The onerous regulation involved with becoming a bank creates one big moat that Apple is unlikely to try to cross. Data protection, security and anti-money laundering processes are a long way from slick smartphones and cloud storage services. “There’s not a lot of people that say, ‘I’m really interested to hold a lot of capital and risk-weighted assets’,” says a senior executive at a US bank.
But future versions of Apple Pay could threaten the established order more deeply. Just as iTunes moved from music into movies, TV and radio, Apple could creep into more areas of financial services in that grey area between simple payments and full-fledged bank.
“Apple’s playing a long game. They could use [consumers’] adoption to run an end-game around the existing payment infrastructure,” says Ben Milne, founder of payments processor Dwolla.
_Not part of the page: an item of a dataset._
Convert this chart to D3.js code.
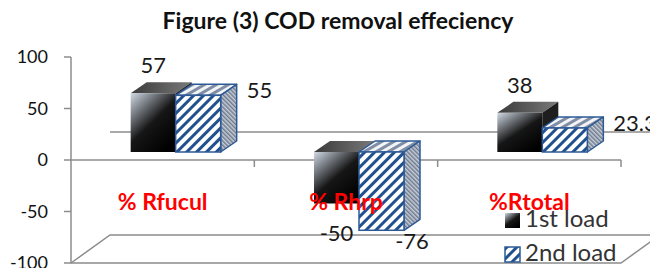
<!DOCTYPE html>
<html lang="en">
  <head>
    <meta charset="utf-8">
    <title>COD removal effeciency</title>
    <script type="text/javascript" src="https://cdn.jsdelivr.net/npm/d3@7"></script>
    <style type="text/css">
      body { margin: 0; background: #fff; }
      svg { display: block; font-family: Lato, "Open Sans", sans-serif; }
    </style>
  </head>
  <body>
    <script type="text/javascript">

      //Width and height
      var w = 650;
      var h = 268;

      //Data
      var categories = ["% Rfucul", "% Rhrp", "%Rtotal"];
      var seriesNames = ["1st load", "2nd load"];
      var load1 = [57, -50, 38];
      var load2 = [55, -76, 23.3];
      var yTicks = [100, 50, 0, -50, -100];

      //Scales
      var y = d3.scaleLinear().domain([-100, 100]).range([263, 57]);
      var x = d3.scaleBand().domain(categories).range([71, 621]);

      //3d look
      var depth = { dx: 39, dy: -28 };   // whole chart depth
      var barDepth = { dx: 16, dy: -11 };
      var barShift = 13;    // bars sit a bit right of the band centre
      var barLift = -8;     // bars stand on the middle of the 0 plane
      var barW = 45;
      var gridColor = "#8c8c8c";

      function yBar(v) { return y(v) + barLift; }

      var svg = d3.select("body")
                  .append("svg")
                  .attr("width", w)
                  .attr("height", h);

      var defs = svg.append("defs");

      //Black bar gradients
      var gFront = defs.append("linearGradient").attr("id", "blackFront")
                       .attr("x1", 0).attr("y1", 0).attr("x2", 0.75).attr("y2", 1);
      gFront.append("stop").attr("offset", 0).attr("stop-color", "#d3dae4");
      gFront.append("stop").attr("offset", 0.2).attr("stop-color", "#8d939b");
      gFront.append("stop").attr("offset", 0.55).attr("stop-color", "#161616");
      gFront.append("stop").attr("offset", 1).attr("stop-color", "#000");

      var gTop = defs.append("linearGradient").attr("id", "blackTop")
                     .attr("x1", 0).attr("y1", 0).attr("x2", 1).attr("y2", 0);
      gTop.append("stop").attr("offset", 0).attr("stop-color", "#3a3a3a");
      gTop.append("stop").attr("offset", 1).attr("stop-color", "#7a7a7a");

      //Hatch patterns
      var hatch = defs.append("pattern").attr("id", "hatch")
                      .attr("patternUnits", "userSpaceOnUse")
                      .attr("width", 7).attr("height", 7)
                      .attr("patternTransform", "rotate(45)");
      hatch.append("rect").attr("width", 7).attr("height", 7).attr("fill", "#fff");
      hatch.append("rect").attr("width", 3).attr("height", 7).attr("fill", "#21508e");

      var hatchTop = defs.append("pattern").attr("id", "hatchTop")
                         .attr("patternUnits", "userSpaceOnUse")
                         .attr("width", 6).attr("height", 6)
                         .attr("patternTransform", "rotate(60)");
      hatchTop.append("rect").attr("width", 6).attr("height", 6).attr("fill", "#f2f4f7");
      hatchTop.append("rect").attr("width", 3).attr("height", 6).attr("fill", "#7f8ea3");

      var hatchSide = defs.append("pattern").attr("id", "hatchSide")
                          .attr("patternUnits", "userSpaceOnUse")
                          .attr("width", 3).attr("height", 3)
                          .attr("patternTransform", "rotate(-45)");
      hatchSide.append("rect").attr("width", 3).attr("height", 3).attr("fill", "#c9ced6");
      hatchSide.append("rect").attr("width", 1.5).attr("height", 3).attr("fill", "#6d7b90");

      var styles = [
        { front: "url(#blackFront)", top: "url(#blackTop)", side: "#1e1e1e", stroke: "none" },
        { front: "url(#hatch)", top: "url(#hatchTop)", side: "url(#hatchSide)", stroke: "#2d5a96" }
      ];

      //Walls and floor
      var grid = svg.append("g")
                    .attr("fill", "none")
                    .attr("stroke", gridColor)
                    .attr("stroke-width", 1.5);

      var x0 = x.range()[0], x1 = x.range()[1];

      //back edge of the 0 plane
      grid.append("line")
          .attr("x1", x0 + depth.dx).attr("y1", y(0) + depth.dy)
          .attr("x2", x1 + depth.dx).attr("y2", y(0) + depth.dy);

      //floor at -100
      grid.append("path")
          .attr("d", d3.line()([
            [x0, y(-100)], [x0 + depth.dx, y(-100) + depth.dy],
            [x1 + depth.dx, y(-100) + depth.dy]
          ]));
      grid.append("path")
          .attr("d", d3.line()([
            [x0, y(-100)], [x1, y(-100)], [x1 + depth.dx, y(-100) + depth.dy]
          ]));

      //Y axis
      var yAxis = svg.append("g").attr("class", "y-axis");
      yAxis.append("line")
           .attr("x1", x0).attr("x2", x0)
           .attr("y1", y(100)).attr("y2", y(-100))
           .attr("stroke", gridColor).attr("stroke-width", 1.5);
      yAxis.selectAll(".tick")
           .data(yTicks)
           .enter()
           .append("line")
           .attr("x1", x0 - 7).attr("x2", x0)
           .attr("y1", function(d) { return y(d); })
           .attr("y2", function(d) { return y(d); })
           .attr("stroke", gridColor).attr("stroke-width", 1.5);
      yAxis.selectAll("text")
           .data(yTicks)
           .enter()
           .append("text")
           .attr("x", x0 - 23)
           .attr("y", function(d) { return y(d); })
           .attr("dy", "0.35em")
           .attr("text-anchor", "end")
           .attr("font-size", 18)
           .attr("fill", "#111")
           .text(function(d) { return d; });

      //Front edge of the 0 plane (category axis)
      grid.append("line")
          .attr("x1", x0).attr("y1", y(0))
          .attr("x2", x1).attr("y2", y(0));
      grid.selectAll(".cat-tick")
          .data(categories)
          .enter()
          .append("line")
          .attr("x1", function(d) { return x(d) + x.bandwidth(); })
          .attr("x2", function(d) { return x(d) + x.bandwidth(); })
          .attr("y1", y(0))
          .attr("y2", y(0) + 7);

      //Bars as boxes
      var bars = [];
      categories.forEach(function(c, i) {
        [load1[i], load2[i]].forEach(function(v, s) {
          var bx = x(c) + x.bandwidth() / 2 + barShift - barW + s * barW;
          var top = Math.min(yBar(v), yBar(0));
          var bottom = Math.max(yBar(v), yBar(0));
          bars.push({ cat: c, series: s, value: v, x: bx, top: top, bottom: bottom });
        });
      });

      var boxes = svg.selectAll(".box")
                     .data(bars)
                     .enter()
                     .append("g")
                     .attr("class", "box");

      boxes.append("polygon")
           .attr("points", function(d) {
             return [[d.x, d.top], [d.x + barDepth.dx, d.top + barDepth.dy],
                     [d.x + barW + barDepth.dx, d.top + barDepth.dy], [d.x + barW, d.top]].join(" ");
           })
           .attr("fill", function(d) { return styles[d.series].top; })
           .attr("stroke", function(d) { return styles[d.series].stroke; })
           .attr("stroke-width", 1.5)
           .attr("stroke-linejoin", "round");

      boxes.append("polygon")
           .attr("points", function(d) {
             return [[d.x + barW, d.top], [d.x + barW + barDepth.dx, d.top + barDepth.dy],
                     [d.x + barW + barDepth.dx, d.bottom + barDepth.dy], [d.x + barW, d.bottom]].join(" ");
           })
           .attr("fill", function(d) { return styles[d.series].side; })
           .attr("stroke", function(d) { return styles[d.series].stroke; })
           .attr("stroke-width", 1.5)
           .attr("stroke-linejoin", "round");

      boxes.append("rect")
           .attr("x", function(d) { return d.x; })
           .attr("y", function(d) { return d.top; })
           .attr("width", barW)
           .attr("height", function(d) { return d.bottom - d.top; })
           .attr("fill", function(d) { return styles[d.series].front; })
           .attr("stroke", function(d) { return styles[d.series].stroke; })
           .attr("stroke-width", 1.5);

      //Category labels
      svg.selectAll(".cat-label")
         .data(categories)
         .enter()
         .append("text")
         .attr("class", "cat-label")
         .attr("x", function(d) { return x(d) + x.bandwidth() / 2; })
         .attr("y", y(0) + 50)
         .attr("text-anchor", "middle")
         .attr("font-size", 23)
         .attr("font-weight", "bold")
         .attr("fill", "#ff0000")
         .text(function(d) { return d; });

      //Value labels
      svg.selectAll(".val-label")
         .data(bars)
         .enter()
         .append("text")
         .attr("class", "val-label")
         .attr("font-size", 22)
         .attr("fill", "#1a1a1a")
         .attr("text-anchor", function(d) {
           return (d.series === 1 && d.value > 0) ? "start" : "middle";
         })
         .attr("x", function(d) {
           if (d.series === 0) return d.x + barW / 2;
           if (d.value > 0) return d.x + barW + barDepth.dx + 10;
           return d.x + barW + 8;
         })
         .attr("y", function(d) {
           if (d.series === 0) return d.value > 0 ? d.top + barDepth.dy - 9 : d.bottom + 37;
           return d.value > 0 ? d.top + 3 : d.bottom + 19;
         })
         .text(function(d) { return d.value; });

      //Legend
      var legend = svg.selectAll(".legend")
                      .data(seriesNames)
                      .enter()
                      .append("g")
                      .attr("class", "legend")
                      .attr("transform", function(d, i) { return "translate(505," + (213 + i * 34) + ")"; });
      legend.append("rect")
            .attr("width", 15).attr("height", 15)
            .attr("fill", function(d, i) { return styles[i].front; })
            .attr("stroke", function(d, i) { return styles[i].stroke; })
            .attr("stroke-width", 1.5);
      legend.append("text")
            .attr("x", 20)
            .attr("y", 14)
            .attr("font-size", 24)
            .attr("fill", "#333")
            .text(function(d) { return d; });

      //Title
      svg.append("text")
         .attr("x", 338)
         .attr("y", 29)
         .attr("text-anchor", "middle")
         .attr("font-size", 23)
         .attr("font-weight", "bold")
         .attr("fill", "#111")
         .text("Figure (3) COD removal effeciency");

    </script>
  </body>
</html>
Their ownership of hardware, software and hundreds of millions of customers’ payment details, he says, means “they’re the only company in the world that can actually do that . . . Apple is not a company afraid to exercise control.”
Banks are giving up some of the profits from payments made through Apple but the 0.15 per cent charge may seem meagre in the face of competing mobile payment systems that are more ambitiously trying to cut out the financial institutions altogether.
“It’s going to happen with or without you,” says Scott Galit, chief executive of Payoneer, which specialises in cross-border payments. “It makes sense to pick the guy who wants to play with you as opposed to the guys who are trying to cut you out.”